* Set task: Return only the lines from the top of the material through the line marked by "var gridXValues = [-20,-10,0,10,20];", unaltered.

* Information provided:
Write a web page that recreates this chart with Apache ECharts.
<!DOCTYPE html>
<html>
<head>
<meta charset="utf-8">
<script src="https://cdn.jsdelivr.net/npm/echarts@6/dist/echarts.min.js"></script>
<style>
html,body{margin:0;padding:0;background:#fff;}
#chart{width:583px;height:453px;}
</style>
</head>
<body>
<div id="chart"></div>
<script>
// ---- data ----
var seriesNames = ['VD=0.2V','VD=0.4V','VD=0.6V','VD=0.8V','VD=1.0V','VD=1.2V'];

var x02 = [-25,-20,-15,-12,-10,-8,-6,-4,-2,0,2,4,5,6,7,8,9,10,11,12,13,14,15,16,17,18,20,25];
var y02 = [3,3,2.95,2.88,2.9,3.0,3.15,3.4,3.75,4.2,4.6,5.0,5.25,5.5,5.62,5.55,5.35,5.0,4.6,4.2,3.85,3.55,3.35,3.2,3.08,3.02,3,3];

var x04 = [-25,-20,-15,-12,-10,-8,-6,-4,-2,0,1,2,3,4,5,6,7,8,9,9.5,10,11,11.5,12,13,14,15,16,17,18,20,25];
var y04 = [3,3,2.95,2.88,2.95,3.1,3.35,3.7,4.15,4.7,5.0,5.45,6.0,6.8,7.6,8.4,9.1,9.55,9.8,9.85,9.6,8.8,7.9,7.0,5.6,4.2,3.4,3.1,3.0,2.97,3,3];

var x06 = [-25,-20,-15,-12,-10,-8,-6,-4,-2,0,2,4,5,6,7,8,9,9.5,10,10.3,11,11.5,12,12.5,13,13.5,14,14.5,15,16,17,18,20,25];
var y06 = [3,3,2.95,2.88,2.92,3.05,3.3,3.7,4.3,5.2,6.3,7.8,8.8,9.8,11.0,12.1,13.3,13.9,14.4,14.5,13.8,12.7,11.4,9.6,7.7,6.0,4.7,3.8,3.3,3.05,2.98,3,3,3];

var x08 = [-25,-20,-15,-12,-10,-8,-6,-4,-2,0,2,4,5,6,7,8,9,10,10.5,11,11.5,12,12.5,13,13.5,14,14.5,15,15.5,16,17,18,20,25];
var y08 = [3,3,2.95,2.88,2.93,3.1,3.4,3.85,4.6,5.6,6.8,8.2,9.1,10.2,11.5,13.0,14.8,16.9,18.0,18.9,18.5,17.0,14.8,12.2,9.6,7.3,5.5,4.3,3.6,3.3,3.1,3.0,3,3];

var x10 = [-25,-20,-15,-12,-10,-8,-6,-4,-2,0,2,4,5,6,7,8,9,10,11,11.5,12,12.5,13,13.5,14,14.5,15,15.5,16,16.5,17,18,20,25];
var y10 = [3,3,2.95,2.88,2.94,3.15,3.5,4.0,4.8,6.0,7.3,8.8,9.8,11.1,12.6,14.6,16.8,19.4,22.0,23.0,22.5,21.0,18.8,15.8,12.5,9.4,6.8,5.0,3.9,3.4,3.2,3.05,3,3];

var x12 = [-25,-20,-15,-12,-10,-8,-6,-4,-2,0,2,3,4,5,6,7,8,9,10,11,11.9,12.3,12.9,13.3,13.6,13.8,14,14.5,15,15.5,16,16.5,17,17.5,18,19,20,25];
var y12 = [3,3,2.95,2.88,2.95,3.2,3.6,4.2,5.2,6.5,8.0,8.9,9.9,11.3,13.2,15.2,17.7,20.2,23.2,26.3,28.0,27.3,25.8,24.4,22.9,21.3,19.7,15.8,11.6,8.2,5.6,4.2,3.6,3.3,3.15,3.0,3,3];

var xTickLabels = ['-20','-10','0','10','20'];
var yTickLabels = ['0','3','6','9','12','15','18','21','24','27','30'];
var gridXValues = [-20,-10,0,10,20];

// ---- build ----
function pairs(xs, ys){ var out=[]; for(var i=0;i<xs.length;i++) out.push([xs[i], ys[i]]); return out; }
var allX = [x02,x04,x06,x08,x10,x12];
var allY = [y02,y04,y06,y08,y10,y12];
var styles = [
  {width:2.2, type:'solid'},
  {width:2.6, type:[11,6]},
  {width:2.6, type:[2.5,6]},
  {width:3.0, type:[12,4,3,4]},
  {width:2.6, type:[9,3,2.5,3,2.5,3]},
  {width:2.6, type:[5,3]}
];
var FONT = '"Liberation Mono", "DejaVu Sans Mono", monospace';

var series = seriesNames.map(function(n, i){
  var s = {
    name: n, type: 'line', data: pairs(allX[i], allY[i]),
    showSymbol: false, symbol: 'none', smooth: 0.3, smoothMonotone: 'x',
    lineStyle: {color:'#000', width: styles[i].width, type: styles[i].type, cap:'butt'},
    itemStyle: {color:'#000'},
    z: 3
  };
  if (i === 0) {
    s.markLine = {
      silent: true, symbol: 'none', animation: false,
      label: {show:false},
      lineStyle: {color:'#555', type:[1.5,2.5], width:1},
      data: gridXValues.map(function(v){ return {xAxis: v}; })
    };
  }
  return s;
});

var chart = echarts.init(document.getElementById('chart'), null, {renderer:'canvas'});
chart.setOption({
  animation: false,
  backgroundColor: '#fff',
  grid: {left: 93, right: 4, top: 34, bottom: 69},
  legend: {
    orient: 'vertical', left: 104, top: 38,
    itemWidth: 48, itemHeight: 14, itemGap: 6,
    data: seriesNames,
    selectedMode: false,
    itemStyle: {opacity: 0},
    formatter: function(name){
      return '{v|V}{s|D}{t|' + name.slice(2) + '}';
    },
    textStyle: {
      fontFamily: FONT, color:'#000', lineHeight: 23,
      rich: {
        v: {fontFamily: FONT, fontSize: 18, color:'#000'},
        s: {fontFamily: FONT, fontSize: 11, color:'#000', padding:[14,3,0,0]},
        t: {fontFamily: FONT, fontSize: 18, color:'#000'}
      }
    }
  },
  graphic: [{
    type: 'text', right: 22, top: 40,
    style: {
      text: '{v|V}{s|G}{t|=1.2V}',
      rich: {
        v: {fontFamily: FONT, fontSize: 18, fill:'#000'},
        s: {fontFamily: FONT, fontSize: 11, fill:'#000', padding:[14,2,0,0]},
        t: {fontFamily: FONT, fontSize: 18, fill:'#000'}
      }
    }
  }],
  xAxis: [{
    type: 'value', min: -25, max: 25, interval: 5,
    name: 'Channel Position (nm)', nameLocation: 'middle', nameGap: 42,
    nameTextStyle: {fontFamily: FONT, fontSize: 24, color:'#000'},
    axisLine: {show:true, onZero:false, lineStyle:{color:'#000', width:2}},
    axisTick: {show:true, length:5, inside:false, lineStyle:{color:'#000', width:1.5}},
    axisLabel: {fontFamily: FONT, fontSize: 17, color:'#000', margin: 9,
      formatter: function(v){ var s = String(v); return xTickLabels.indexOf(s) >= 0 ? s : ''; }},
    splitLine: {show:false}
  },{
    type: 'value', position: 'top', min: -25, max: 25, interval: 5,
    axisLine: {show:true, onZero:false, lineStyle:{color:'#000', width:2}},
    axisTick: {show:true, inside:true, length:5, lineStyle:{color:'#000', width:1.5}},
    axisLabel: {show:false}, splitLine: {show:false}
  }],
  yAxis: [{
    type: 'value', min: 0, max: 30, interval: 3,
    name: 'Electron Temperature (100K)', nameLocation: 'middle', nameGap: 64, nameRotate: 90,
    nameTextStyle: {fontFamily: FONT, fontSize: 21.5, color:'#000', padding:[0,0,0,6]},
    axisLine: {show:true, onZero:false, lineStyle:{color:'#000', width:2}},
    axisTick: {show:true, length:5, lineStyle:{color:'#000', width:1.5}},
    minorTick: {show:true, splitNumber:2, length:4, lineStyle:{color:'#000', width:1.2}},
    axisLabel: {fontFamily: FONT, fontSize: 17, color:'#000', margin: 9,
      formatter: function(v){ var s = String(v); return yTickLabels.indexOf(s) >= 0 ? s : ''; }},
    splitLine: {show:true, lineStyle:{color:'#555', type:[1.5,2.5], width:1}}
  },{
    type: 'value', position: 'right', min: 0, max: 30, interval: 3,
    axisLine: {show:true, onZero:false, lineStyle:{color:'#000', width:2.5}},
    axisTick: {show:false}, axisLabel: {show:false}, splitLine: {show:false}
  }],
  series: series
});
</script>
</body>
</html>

* Task response:
Write a web page that recreates this chart with Apache ECharts.
<!DOCTYPE html>
<html>
<head>
<meta charset="utf-8">
<script src="https://cdn.jsdelivr.net/npm/echarts@6/dist/echarts.min.js"></script>
<style>
html,body{margin:0;padding:0;background:#fff;}
#chart{width:583px;height:453px;}
</style>
</head>
<body>
<div id="chart"></div>
<script>
// ---- data ----
var seriesNames = ['VD=0.2V','VD=0.4V','VD=0.6V','VD=0.8V','VD=1.0V','VD=1.2V'];

var x02 = [-25,-20,-15,-12,-10,-8,-6,-4,-2,0,2,4,5,6,7,8,9,10,11,12,13,14,15,16,17,18,20,25];
var y02 = [3,3,2.95,2.88,2.9,3.0,3.15,3.4,3.75,4.2,4.6,5.0,5.25,5.5,5.62,5.55,5.35,5.0,4.6,4.2,3.85,3.55,3.35,3.2,3.08,3.02,3,3];

var x04 = [-25,-20,-15,-12,-10,-8,-6,-4,-2,0,1,2,3,4,5,6,7,8,9,9.5,10,11,11.5,12,13,14,15,16,17,18,20,25];
var y04 = [3,3,2.95,2.88,2.95,3.1,3.35,3.7,4.15,4.7,5.0,5.45,6.0,6.8,7.6,8.4,9.1,9.55,9.8,9.85,9.6,8.8,7.9,7.0,5.6,4.2,3.4,3.1,3.0,2.97,3,3];

var x06 = [-25,-20,-15,-12,-10,-8,-6,-4,-2,0,2,4,5,6,7,8,9,9.5,10,10.3,11,11.5,12,12.5,13,13.5,14,14.5,15,16,17,18,20,25];
var y06 = [3,3,2.95,2.88,2.92,3.05,3.3,3.7,4.3,5.2,6.3,7.8,8.8,9.8,11.0,12.1,13.3,13.9,14.4,14.5,13.8,12.7,11.4,9.6,7.7,6.0,4.7,3.8,3.3,3.05,2.98,3,3,3];

var x08 = [-25,-20,-15,-12,-10,-8,-6,-4,-2,0,2,4,5,6,7,8,9,10,10.5,11,11.5,12,12.5,13,13.5,14,14.5,15,15.5,16,17,18,20,25];
var y08 = [3,3,2.95,2.88,2.93,3.1,3.4,3.85,4.6,5.6,6.8,8.2,9.1,10.2,11.5,13.0,14.8,16.9,18.0,18.9,18.5,17.0,14.8,12.2,9.6,7.3,5.5,4.3,3.6,3.3,3.1,3.0,3,3];

var x10 = [-25,-20,-15,-12,-10,-8,-6,-4,-2,0,2,4,5,6,7,8,9,10,11,11.5,12,12.5,13,13.5,14,14.5,15,15.5,16,16.5,17,18,20,25];
var y10 = [3,3,2.95,2.88,2.94,3.15,3.5,4.0,4.8,6.0,7.3,8.8,9.8,11.1,12.6,14.6,16.8,19.4,22.0,23.0,22.5,21.0,18.8,15.8,12.5,9.4,6.8,5.0,3.9,3.4,3.2,3.05,3,3];

var x12 = [-25,-20,-15,-12,-10,-8,-6,-4,-2,0,2,3,4,5,6,7,8,9,10,11,11.9,12.3,12.9,13.3,13.6,13.8,14,14.5,15,15.5,16,16.5,17,17.5,18,19,20,25];
var y12 = [3,3,2.95,2.88,2.95,3.2,3.6,4.2,5.2,6.5,8.0,8.9,9.9,11.3,13.2,15.2,17.7,20.2,23.2,26.3,28.0,27.3,25.8,24.4,22.9,21.3,19.7,15.8,11.6,8.2,5.6,4.2,3.6,3.3,3.15,3.0,3,3];

var xTickLabels = ['-20','-10','0','10','20'];
var yTickLabels = ['0','3','6','9','12','15','18','21','24','27','30'];
var gridXValues = [-20,-10,0,10,20];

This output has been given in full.